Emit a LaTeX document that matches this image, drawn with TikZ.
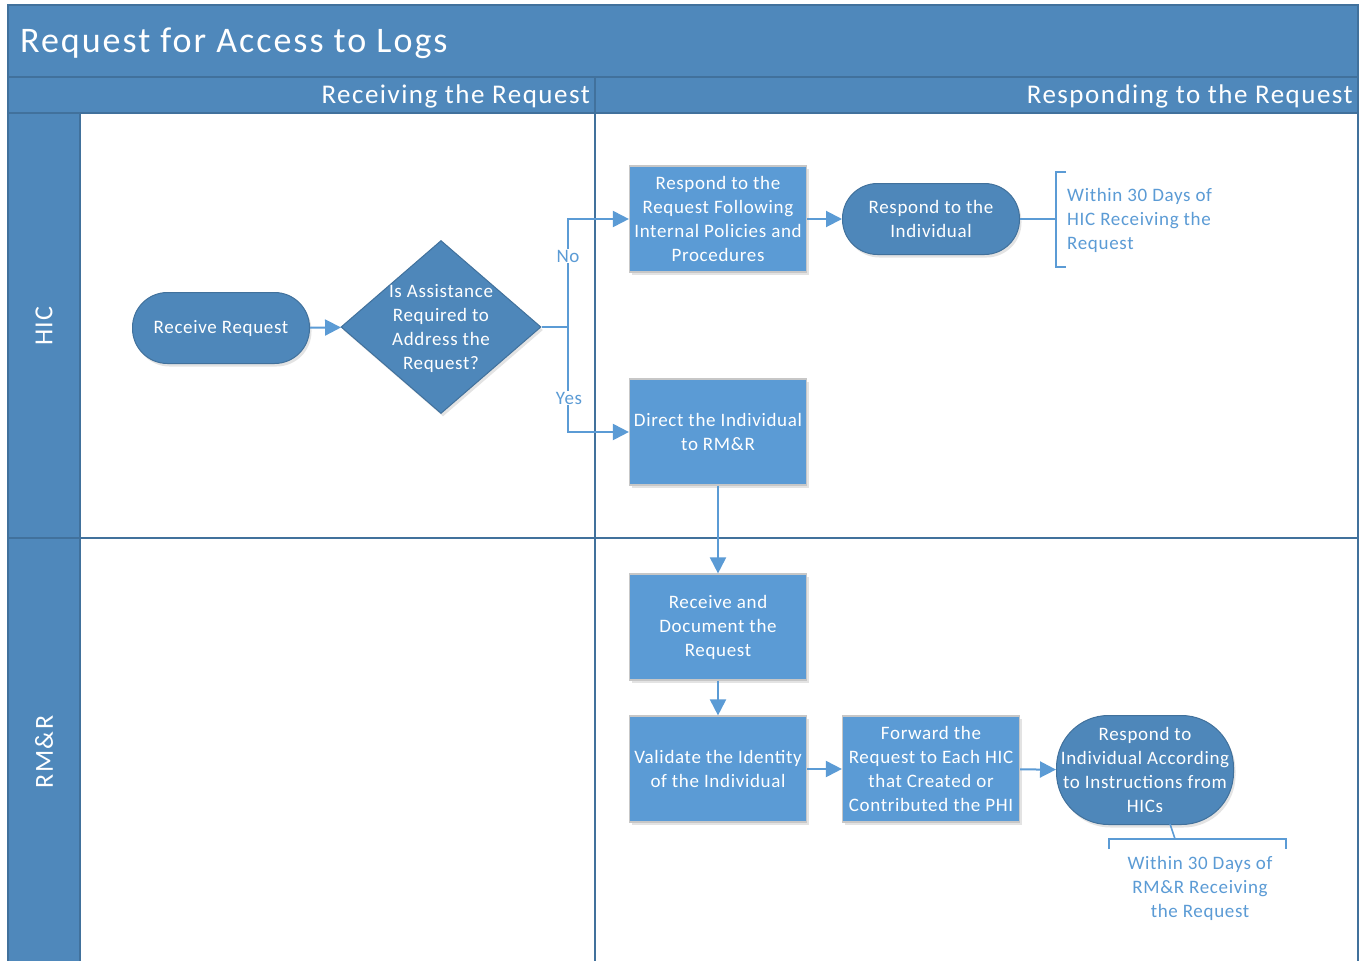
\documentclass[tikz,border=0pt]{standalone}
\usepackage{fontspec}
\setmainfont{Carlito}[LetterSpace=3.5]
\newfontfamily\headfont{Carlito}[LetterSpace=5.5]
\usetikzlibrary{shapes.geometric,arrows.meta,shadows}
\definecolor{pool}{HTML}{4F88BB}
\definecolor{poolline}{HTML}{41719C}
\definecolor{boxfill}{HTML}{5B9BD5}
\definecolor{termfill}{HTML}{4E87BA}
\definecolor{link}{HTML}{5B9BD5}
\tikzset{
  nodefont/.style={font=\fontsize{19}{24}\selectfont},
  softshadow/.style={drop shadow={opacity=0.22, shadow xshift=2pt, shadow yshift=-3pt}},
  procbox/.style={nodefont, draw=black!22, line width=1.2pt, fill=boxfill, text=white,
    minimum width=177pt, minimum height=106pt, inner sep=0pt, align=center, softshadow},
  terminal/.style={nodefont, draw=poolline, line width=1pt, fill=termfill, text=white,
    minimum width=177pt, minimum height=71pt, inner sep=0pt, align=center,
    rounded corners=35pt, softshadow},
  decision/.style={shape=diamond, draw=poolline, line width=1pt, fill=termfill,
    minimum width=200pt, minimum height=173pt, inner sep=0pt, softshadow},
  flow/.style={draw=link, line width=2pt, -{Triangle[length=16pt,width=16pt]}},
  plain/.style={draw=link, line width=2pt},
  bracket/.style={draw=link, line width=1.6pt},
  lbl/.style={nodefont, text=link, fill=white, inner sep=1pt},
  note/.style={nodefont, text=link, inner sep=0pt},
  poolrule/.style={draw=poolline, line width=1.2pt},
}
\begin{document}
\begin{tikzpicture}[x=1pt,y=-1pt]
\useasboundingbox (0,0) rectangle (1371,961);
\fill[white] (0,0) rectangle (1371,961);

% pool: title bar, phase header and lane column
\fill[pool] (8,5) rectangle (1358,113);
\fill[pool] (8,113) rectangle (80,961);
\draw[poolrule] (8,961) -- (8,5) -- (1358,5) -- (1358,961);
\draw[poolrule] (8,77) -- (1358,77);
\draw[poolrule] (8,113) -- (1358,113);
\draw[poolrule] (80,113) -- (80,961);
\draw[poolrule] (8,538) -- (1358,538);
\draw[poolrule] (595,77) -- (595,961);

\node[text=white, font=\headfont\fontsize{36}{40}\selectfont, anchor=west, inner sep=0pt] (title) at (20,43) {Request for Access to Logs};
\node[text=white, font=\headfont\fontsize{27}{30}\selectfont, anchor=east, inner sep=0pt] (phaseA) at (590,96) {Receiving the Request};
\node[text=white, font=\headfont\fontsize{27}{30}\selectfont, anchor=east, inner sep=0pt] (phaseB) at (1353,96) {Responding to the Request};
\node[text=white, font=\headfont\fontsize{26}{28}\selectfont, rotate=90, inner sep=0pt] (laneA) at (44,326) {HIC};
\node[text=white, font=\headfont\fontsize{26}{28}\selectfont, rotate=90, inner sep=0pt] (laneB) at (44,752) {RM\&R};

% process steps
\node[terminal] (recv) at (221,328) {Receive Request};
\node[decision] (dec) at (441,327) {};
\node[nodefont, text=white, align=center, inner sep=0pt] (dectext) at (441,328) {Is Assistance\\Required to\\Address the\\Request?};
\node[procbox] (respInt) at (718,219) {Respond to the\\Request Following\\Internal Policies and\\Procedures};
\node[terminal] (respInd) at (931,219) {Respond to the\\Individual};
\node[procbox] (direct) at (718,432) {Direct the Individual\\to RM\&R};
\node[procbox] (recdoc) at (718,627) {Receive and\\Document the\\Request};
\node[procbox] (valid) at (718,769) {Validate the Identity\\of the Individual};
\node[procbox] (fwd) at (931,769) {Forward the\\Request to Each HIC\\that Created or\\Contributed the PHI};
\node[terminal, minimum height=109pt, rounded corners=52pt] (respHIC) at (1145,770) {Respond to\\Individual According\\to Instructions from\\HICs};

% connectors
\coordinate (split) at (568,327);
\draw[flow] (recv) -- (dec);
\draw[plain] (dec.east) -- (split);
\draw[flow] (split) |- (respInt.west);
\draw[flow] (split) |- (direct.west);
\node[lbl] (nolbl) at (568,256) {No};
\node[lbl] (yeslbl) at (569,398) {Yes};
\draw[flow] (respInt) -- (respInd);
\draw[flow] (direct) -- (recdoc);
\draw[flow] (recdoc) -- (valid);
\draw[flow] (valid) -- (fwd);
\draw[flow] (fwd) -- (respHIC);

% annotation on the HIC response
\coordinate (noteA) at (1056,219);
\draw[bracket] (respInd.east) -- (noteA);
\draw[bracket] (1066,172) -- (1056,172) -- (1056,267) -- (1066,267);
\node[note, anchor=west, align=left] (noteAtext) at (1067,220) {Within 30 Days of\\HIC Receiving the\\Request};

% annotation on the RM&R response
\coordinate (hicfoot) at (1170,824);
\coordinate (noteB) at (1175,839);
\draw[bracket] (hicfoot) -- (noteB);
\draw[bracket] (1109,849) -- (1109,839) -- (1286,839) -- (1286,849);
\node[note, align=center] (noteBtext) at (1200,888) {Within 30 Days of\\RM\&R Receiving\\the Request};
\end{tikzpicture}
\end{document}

_Requirements_:
Reproduce the listing above exactly, excluding all pictures.

_Solution to this problem_:
Emit a LaTeX document that matches this image, drawn with TikZ.
\documentclass[tikz,border=0pt]{standalone}
\usepackage{fontspec}
\setmainfont{Carlito}[LetterSpace=3.5]
\newfontfamily\headfont{Carlito}[LetterSpace=5.5]
\usetikzlibrary{shapes.geometric,arrows.meta,shadows}
\definecolor{pool}{HTML}{4F88BB}
\definecolor{poolline}{HTML}{41719C}
\definecolor{boxfill}{HTML}{5B9BD5}
\definecolor{termfill}{HTML}{4E87BA}
\definecolor{link}{HTML}{5B9BD5}
\tikzset{
  nodefont/.style={font=\fontsize{19}{24}\selectfont},
  softshadow/.style={drop shadow={opacity=0.22, shadow xshift=2pt, shadow yshift=-3pt}},
  procbox/.style={nodefont, draw=black!22, line width=1.2pt, fill=boxfill, text=white,
    minimum width=177pt, minimum height=106pt, inner sep=0pt, align=center, softshadow},
  terminal/.style={nodefont, draw=poolline, line width=1pt, fill=termfill, text=white,
    minimum width=177pt, minimum height=71pt, inner sep=0pt, align=center,
    rounded corners=35pt, softshadow},
  decision/.style={shape=diamond, draw=poolline, line width=1pt, fill=termfill,
    minimum width=200pt, minimum height=173pt, inner sep=0pt, softshadow},
  flow/.style={draw=link, line width=2pt, -{Triangle[length=16pt,width=16pt]}},
  plain/.style={draw=link, line width=2pt},
  bracket/.style={draw=link, line width=1.6pt},
  lbl/.style={nodefont, text=link, fill=white, inner sep=1pt},
  note/.style={nodefont, text=link, inner sep=0pt},
  poolrule/.style={draw=poolline, line width=1.2pt},
}
\begin{document}
\begin{tikzpicture}[x=1pt,y=-1pt]
\useasboundingbox (0,0) rectangle (1371,961);
\fill[white] (0,0) rectangle (1371,961);

% pool: title bar, phase header and lane column
\fill[pool] (8,5) rectangle (1358,113);
\fill[pool] (8,113) rectangle (80,961);
\draw[poolrule] (8,961) -- (8,5) -- (1358,5) -- (1358,961);
\draw[poolrule] (8,77) -- (1358,77);
\draw[poolrule] (8,113) -- (1358,113);
\draw[poolrule] (80,113) -- (80,961);
\draw[poolrule] (8,538) -- (1358,538);
\draw[poolrule] (595,77) -- (595,961);

\node[text=white, font=\headfont\fontsize{36}{40}\selectfont, anchor=west, inner sep=0pt] (title) at (20,43) {Request for Access to Logs};
\node[text=white, font=\headfont\fontsize{27}{30}\selectfont, anchor=east, inner sep=0pt] (phaseA) at (590,96) {Receiving the Request};
\node[text=white, font=\headfont\fontsize{27}{30}\selectfont, anchor=east, inner sep=0pt] (phaseB) at (1353,96) {Responding to the Request};
\node[text=white, font=\headfont\fontsize{26}{28}\selectfont, rotate=90, inner sep=0pt] (laneA) at (44,326) {HIC};
\node[text=white, font=\headfont\fontsize{26}{28}\selectfont, rotate=90, inner sep=0pt] (laneB) at (44,752) {RM\&R};

% process steps
\node[terminal] (recv) at (221,328) {Receive Request};
\node[decision] (dec) at (441,327) {};
\node[nodefont, text=white, align=center, inner sep=0pt] (dectext) at (441,328) {Is Assistance\\Required to\\Address the\\Request?};
\node[procbox] (respInt) at (718,219) {Respond to the\\Request Following\\Internal Policies and\\Procedures};
\node[terminal] (respInd) at (931,219) {Respond to the\\Individual};
\node[procbox] (direct) at (718,432) {Direct the Individual\\to RM\&R};
\node[procbox] (recdoc) at (718,627) {Receive and\\Document the\\Request};
\node[procbox] (valid) at (718,769) {Validate the Identity\\of the Individual};
\node[procbox] (fwd) at (931,769) {Forward the\\Request to Each HIC\\that Created or\\Contributed the PHI};
\node[terminal, minimum height=109pt, rounded corners=52pt] (respHIC) at (1145,770) {Respond to\\Individual According\\to Instructions from\\HICs};

% connectors
\coordinate (split) at (568,327);
\draw[flow] (recv) -- (dec);
\draw[plain] (dec.east) -- (split);
\draw[flow] (split) |- (respInt.west);
\draw[flow] (split) |- (direct.west);
\node[lbl] (nolbl) at (568,256) {No};
\node[lbl] (yeslbl) at (569,398) {Yes};
\draw[flow] (respInt) -- (respInd);
\draw[flow] (direct) -- (recdoc);
\draw[flow] (recdoc) -- (valid);
\draw[flow] (valid) -- (fwd);
\draw[flow] (fwd) -- (respHIC);

% annotation on the HIC response
\coordinate (noteA) at (1056,219);
\draw[bracket] (respInd.east) -- (noteA);
\draw[bracket] (1066,172) -- (1056,172) -- (1056,267) -- (1066,267);
\node[note, anchor=west, align=left] (noteAtext) at (1067,220) {Within 30 Days of\\HIC Receiving the\\Request};

% annotation on the RM&R response
\coordinate (hicfoot) at (1170,824);
\coordinate (noteB) at (1175,839);
\draw[bracket] (hicfoot) -- (noteB);
\draw[bracket] (1109,849) -- (1109,839) -- (1286,839) -- (1286,849);
\node[note, align=center] (noteBtext) at (1200,888) {Within 30 Days of\\RM\&R Receiving\\the Request};
\end{tikzpicture}
\end{document}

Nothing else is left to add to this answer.